#### Aim:
Return the listing below verbatim. Pictures do not belong in the copy.

#### Data provided:
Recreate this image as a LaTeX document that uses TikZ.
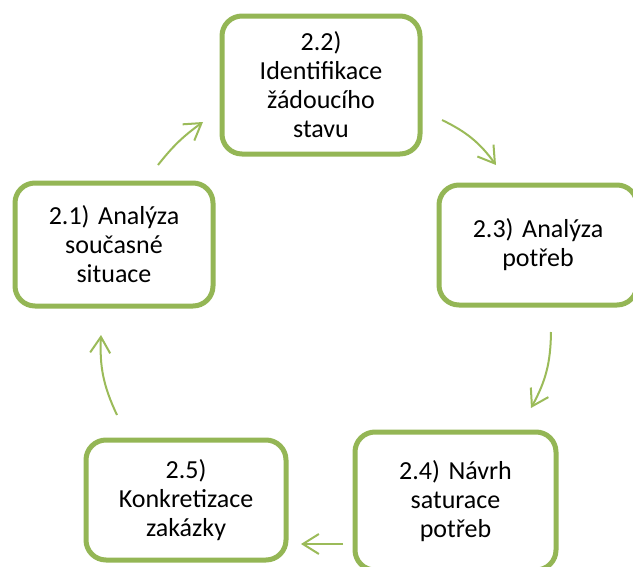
\documentclass[tikz,border=0pt]{standalone}
\usepackage{fontspec}
\setmainfont{Carlito}
\usetikzlibrary{arrows.meta}
\definecolor{stagegreen}{HTML}{94B655}
\definecolor{flowgreen}{HTML}{9BBB59}
\begin{document}
\begin{tikzpicture}[x=1pt,y=-1pt,
  stage/.style={draw=stagegreen, line width=5pt, rounded corners=20pt,
    fill=white, align=center, inner sep=0pt, text width=186pt,
    font=\fontsize{26}{29}\selectfont},
  flow/.style={draw=flowgreen, line width=2pt,
    -{Straight Barb[length=16pt,width=20pt,line width=2pt]}}]
\useasboundingbox (0,0) rectangle (633,566);
\clip (0,0) rectangle (633,566);

% stages of the cycle
\node[stage, minimum width=198pt, minimum height=138pt] (s22) at (321,85)
  {2.2)\\Identifikace\\žádoucího\\stavu};
\node[stage, minimum width=198pt, minimum height=123pt] (s21) at (114,244.5)
  {2.1) Analýza\\současné\\situace};
\node[stage, minimum width=198pt, minimum height=120pt] (s23) at (538,245)
  {2.3) Analýza\\potřeb};
\node[stage, minimum width=201pt, minimum height=138pt] (s24) at (455.5,501)
  {2.4) Návrh\\saturace\\potřeb};
\node[stage, minimum width=200pt, minimum height=120pt] (s25) at (186,500)
  {2.5)\\Konkretizace\\zakázky};

% free ends of the connecting arrows
\coordinate (a1s) at (158,165); \coordinate (a1e) at (203,122);
\coordinate (a2s) at (442,120); \coordinate (a2e) at (496,165);
\coordinate (a3s) at (551,332); \coordinate (a3e) at (531,408);
\coordinate (a4s) at (343,544); \coordinate (a4e) at (301,544);
\coordinate (a5s) at (117,415); \coordinate (a5e) at (101,335);

\draw[flow] (a1s) to[bend left=8] (a1e);
\draw[flow] (a2s) to[bend left=14] (a2e);
\draw[flow] (a3s) to[bend left=14] (a3e);
\draw[flow] (a4s) -- (a4e);
\draw[flow] (a5s) to[bend left=14] (a5e);
\end{tikzpicture}
\end{document}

#### Response to this task:
Recreate this image as a LaTeX document that uses TikZ.
\documentclass[tikz,border=0pt]{standalone}
\usepackage{fontspec}
\setmainfont{Carlito}
\usetikzlibrary{arrows.meta}
\definecolor{stagegreen}{HTML}{94B655}
\definecolor{flowgreen}{HTML}{9BBB59}
\begin{document}
\begin{tikzpicture}[x=1pt,y=-1pt,
  stage/.style={draw=stagegreen, line width=5pt, rounded corners=20pt,
    fill=white, align=center, inner sep=0pt, text width=186pt,
    font=\fontsize{26}{29}\selectfont},
  flow/.style={draw=flowgreen, line width=2pt,
    -{Straight Barb[length=16pt,width=20pt,line width=2pt]}}]
\useasboundingbox (0,0) rectangle (633,566);
\clip (0,0) rectangle (633,566);

% stages of the cycle
\node[stage, minimum width=198pt, minimum height=138pt] (s22) at (321,85)
  {2.2)\\Identifikace\\žádoucího\\stavu};
\node[stage, minimum width=198pt, minimum height=123pt] (s21) at (114,244.5)
  {2.1) Analýza\\současné\\situace};
\node[stage, minimum width=198pt, minimum height=120pt] (s23) at (538,245)
  {2.3) Analýza\\potřeb};
\node[stage, minimum width=201pt, minimum height=138pt] (s24) at (455.5,501)
  {2.4) Návrh\\saturace\\potřeb};
\node[stage, minimum width=200pt, minimum height=120pt] (s25) at (186,500)
  {2.5)\\Konkretizace\\zakázky};

% free ends of the connecting arrows
\coordinate (a1s) at (158,165); \coordinate (a1e) at (203,122);
\coordinate (a2s) at (442,120); \coordinate (a2e) at (496,165);
\coordinate (a3s) at (551,332); \coordinate (a3e) at (531,408);
\coordinate (a4s) at (343,544); \coordinate (a4e) at (301,544);
\coordinate (a5s) at (117,415); \coordinate (a5e) at (101,335);

\draw[flow] (a1s) to[bend left=8] (a1e);
\draw[flow] (a2s) to[bend left=14] (a2e);
\draw[flow] (a3s) to[bend left=14] (a3e);
\draw[flow] (a4s) -- (a4e);
\draw[flow] (a5s) to[bend left=14] (a5e);
\end{tikzpicture}
\end{document}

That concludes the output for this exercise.